→ The exercise: Copy the lines from the start of the records below through the line containing "shares = [20.6, 3.2, 9.5, 17.4, 44.7, 4.6]", both included, and leave out the pictures.

→ Entries shown:

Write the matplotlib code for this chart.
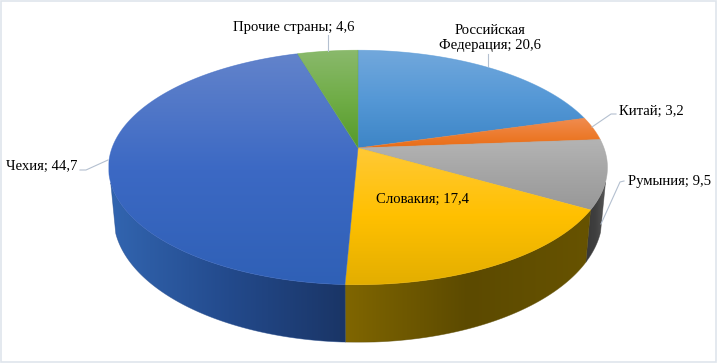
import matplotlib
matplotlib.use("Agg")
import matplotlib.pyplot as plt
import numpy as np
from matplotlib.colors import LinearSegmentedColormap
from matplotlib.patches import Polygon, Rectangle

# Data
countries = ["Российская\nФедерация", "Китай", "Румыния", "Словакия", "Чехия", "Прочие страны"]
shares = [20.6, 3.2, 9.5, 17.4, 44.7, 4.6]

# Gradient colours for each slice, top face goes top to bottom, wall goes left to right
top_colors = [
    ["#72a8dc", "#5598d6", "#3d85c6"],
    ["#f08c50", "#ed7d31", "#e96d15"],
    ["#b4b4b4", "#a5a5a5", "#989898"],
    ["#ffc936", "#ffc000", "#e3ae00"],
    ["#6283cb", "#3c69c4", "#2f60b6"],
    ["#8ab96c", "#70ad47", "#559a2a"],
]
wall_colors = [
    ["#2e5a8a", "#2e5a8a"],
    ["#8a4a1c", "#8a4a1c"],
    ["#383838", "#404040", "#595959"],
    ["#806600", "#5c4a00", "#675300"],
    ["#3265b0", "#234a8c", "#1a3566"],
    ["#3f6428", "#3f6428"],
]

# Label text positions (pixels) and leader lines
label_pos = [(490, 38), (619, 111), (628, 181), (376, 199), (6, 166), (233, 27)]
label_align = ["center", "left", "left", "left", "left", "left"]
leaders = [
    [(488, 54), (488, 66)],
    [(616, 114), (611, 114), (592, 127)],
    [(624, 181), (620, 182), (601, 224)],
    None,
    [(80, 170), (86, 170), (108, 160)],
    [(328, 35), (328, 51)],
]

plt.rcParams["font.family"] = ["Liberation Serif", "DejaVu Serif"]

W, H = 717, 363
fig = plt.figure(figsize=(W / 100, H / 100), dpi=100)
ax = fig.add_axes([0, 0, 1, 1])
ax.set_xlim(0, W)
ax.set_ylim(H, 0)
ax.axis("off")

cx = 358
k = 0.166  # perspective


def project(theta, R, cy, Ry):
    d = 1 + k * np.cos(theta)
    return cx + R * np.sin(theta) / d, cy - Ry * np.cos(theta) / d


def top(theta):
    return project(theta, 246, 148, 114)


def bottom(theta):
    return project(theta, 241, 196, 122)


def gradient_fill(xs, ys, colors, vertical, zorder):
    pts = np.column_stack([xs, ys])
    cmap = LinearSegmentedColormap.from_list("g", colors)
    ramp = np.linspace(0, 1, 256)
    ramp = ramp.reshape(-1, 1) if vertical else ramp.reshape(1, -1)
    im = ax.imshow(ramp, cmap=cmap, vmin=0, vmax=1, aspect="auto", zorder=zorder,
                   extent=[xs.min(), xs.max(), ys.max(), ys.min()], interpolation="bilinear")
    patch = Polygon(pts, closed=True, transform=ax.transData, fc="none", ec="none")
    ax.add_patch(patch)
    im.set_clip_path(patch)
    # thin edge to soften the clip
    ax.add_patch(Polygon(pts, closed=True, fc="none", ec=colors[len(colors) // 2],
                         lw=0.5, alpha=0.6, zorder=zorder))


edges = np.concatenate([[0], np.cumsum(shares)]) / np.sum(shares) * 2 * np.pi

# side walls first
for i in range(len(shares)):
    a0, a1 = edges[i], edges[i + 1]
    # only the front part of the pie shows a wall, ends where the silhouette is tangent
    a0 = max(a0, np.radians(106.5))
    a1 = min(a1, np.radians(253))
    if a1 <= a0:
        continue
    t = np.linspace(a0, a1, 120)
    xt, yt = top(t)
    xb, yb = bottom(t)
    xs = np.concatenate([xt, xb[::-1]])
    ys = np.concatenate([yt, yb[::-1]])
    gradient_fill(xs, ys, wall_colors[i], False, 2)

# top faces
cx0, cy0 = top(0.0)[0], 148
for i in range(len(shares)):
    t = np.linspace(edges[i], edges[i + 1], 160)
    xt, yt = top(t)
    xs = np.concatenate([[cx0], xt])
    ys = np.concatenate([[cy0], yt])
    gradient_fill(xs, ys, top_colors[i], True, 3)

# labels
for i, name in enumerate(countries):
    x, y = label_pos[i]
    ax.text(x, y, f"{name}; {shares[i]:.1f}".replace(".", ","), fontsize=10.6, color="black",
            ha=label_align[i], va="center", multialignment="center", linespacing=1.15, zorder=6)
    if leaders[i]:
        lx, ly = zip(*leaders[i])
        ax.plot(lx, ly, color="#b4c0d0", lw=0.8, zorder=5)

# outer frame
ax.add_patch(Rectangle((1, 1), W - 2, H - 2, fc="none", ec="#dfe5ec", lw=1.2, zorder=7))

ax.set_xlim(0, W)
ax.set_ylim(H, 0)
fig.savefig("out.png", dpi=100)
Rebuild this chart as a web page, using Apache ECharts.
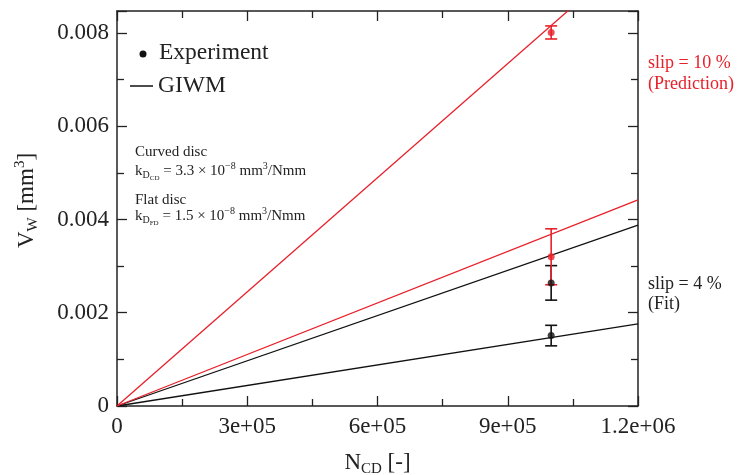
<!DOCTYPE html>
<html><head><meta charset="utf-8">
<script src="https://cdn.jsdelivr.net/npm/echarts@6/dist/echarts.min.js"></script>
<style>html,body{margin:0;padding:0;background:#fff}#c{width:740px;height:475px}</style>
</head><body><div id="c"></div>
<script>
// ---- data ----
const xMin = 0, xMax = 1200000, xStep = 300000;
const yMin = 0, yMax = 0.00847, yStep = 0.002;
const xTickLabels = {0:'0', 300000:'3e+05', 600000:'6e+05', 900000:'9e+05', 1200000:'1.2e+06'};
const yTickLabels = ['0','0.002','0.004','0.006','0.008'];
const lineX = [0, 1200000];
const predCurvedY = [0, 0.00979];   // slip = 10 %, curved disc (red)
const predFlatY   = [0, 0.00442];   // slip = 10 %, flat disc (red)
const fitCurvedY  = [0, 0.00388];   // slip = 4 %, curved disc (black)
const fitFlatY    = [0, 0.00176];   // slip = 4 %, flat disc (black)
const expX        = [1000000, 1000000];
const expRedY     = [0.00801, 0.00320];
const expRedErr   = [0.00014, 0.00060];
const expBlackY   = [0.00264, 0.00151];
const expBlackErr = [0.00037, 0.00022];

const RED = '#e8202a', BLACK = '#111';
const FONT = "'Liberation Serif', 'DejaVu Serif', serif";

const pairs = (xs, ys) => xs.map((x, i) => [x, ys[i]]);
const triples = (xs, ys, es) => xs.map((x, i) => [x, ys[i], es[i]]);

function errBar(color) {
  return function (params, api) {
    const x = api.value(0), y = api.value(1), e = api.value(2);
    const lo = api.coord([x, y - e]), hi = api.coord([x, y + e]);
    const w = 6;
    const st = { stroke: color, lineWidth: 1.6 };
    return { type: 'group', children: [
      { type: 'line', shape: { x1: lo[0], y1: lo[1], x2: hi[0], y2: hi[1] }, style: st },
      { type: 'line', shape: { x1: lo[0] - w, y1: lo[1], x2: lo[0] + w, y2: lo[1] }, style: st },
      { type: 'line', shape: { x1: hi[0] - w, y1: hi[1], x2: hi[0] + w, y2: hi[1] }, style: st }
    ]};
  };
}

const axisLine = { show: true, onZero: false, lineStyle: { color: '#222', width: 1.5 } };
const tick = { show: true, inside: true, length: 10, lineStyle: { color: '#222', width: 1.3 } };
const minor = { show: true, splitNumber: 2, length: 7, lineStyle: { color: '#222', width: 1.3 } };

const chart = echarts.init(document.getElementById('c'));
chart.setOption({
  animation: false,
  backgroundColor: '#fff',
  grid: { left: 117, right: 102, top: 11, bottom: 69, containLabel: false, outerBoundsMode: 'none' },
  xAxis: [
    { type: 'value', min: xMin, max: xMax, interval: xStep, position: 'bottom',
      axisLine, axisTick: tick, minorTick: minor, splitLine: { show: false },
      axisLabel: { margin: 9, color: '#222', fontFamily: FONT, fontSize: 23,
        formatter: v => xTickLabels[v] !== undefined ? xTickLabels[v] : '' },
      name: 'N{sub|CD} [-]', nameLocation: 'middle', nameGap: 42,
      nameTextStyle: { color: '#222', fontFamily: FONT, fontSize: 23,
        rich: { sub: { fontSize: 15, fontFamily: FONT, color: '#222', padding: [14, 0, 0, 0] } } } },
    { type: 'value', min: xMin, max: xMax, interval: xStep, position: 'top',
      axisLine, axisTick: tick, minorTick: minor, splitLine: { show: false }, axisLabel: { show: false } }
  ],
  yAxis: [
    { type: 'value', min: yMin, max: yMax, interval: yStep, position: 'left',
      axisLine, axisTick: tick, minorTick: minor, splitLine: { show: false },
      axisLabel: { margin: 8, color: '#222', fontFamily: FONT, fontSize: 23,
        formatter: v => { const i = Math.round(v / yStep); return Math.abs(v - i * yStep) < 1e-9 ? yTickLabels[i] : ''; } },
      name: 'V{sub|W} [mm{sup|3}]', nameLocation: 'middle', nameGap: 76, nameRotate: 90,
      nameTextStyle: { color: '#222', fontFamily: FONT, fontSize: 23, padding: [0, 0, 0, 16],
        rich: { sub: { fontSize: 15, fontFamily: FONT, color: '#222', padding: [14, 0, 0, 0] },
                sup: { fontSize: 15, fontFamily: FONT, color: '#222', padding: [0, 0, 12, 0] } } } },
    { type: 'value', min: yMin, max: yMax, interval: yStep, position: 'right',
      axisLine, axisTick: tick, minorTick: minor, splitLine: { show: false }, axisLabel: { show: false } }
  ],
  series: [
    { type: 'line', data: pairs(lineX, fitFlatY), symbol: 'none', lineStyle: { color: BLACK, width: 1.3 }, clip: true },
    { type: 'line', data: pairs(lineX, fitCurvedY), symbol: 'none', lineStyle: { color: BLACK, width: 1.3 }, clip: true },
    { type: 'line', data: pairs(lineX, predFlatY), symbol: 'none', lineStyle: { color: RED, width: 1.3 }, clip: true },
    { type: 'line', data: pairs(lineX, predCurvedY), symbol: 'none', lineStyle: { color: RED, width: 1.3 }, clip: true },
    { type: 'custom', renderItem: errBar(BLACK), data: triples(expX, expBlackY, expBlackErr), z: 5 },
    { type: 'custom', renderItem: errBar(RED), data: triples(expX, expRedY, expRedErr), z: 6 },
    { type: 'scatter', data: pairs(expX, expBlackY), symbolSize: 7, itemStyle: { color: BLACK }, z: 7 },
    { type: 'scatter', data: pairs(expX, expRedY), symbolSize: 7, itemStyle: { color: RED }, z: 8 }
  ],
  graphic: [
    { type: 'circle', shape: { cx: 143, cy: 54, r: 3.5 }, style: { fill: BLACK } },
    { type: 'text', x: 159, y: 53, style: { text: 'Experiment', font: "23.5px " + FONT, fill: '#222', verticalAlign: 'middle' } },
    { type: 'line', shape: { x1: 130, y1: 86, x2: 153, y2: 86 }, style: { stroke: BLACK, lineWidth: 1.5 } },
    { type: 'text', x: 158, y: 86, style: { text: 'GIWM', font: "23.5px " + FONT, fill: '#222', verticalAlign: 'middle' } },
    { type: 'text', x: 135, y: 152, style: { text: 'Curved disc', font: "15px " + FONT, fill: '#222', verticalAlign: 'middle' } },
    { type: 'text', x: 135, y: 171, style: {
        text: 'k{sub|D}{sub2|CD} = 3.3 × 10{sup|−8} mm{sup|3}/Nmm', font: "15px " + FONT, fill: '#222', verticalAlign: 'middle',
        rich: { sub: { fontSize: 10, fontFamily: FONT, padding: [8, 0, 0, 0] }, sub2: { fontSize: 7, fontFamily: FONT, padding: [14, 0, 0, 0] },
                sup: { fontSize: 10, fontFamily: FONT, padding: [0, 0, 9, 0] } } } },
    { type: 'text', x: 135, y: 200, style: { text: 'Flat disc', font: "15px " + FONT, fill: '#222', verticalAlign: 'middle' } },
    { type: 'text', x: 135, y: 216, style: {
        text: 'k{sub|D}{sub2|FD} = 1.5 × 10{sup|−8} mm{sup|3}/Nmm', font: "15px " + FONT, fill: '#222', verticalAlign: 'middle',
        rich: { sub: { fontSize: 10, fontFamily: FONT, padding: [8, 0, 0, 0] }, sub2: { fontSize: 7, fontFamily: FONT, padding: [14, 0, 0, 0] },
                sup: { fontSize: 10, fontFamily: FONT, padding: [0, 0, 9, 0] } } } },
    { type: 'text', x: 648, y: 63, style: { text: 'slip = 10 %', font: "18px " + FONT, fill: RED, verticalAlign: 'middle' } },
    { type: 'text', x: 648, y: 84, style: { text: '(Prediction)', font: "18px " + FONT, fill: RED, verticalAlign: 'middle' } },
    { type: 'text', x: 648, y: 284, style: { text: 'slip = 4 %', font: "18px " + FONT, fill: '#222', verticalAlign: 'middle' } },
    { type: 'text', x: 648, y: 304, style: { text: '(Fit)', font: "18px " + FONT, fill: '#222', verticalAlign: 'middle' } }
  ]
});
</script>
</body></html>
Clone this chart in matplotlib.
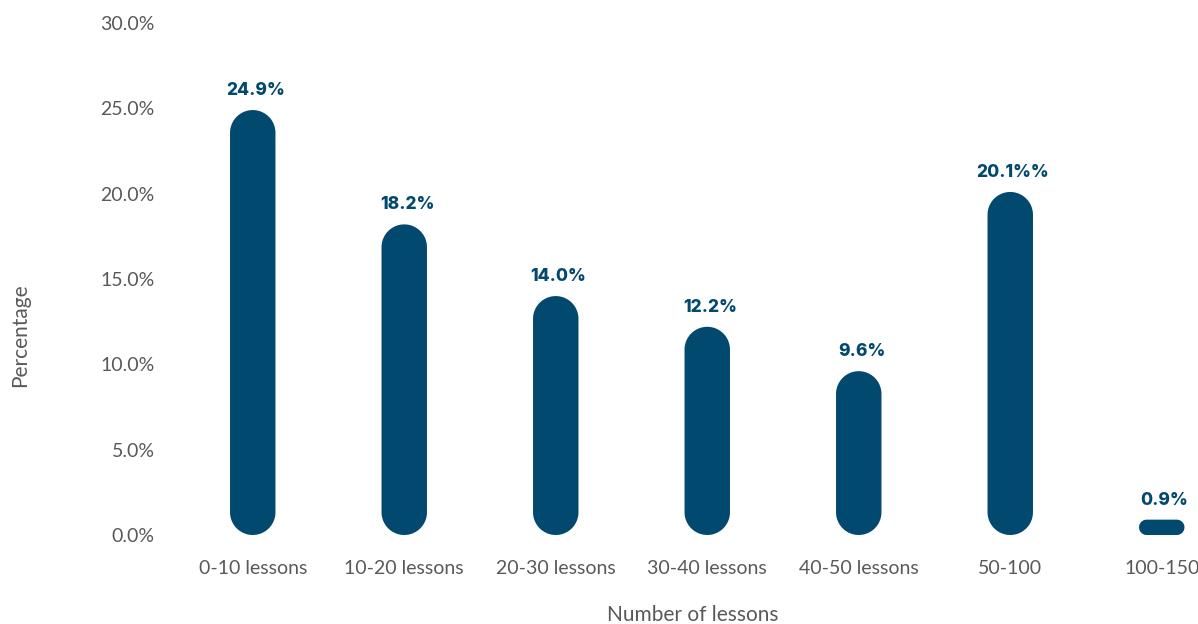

→ Completed task:
Write the matplotlib code for this chart.
import matplotlib
matplotlib.use("Agg")
import matplotlib.pyplot as plt
import numpy as np
from matplotlib.colors import LinearSegmentedColormap
from matplotlib.patches import Polygon, Rectangle

# Data
countries = ["Российская\nФедерация", "Китай", "Румыния", "Словакия", "Чехия", "Прочие страны"]
shares = [20.6, 3.2, 9.5, 17.4, 44.7, 4.6]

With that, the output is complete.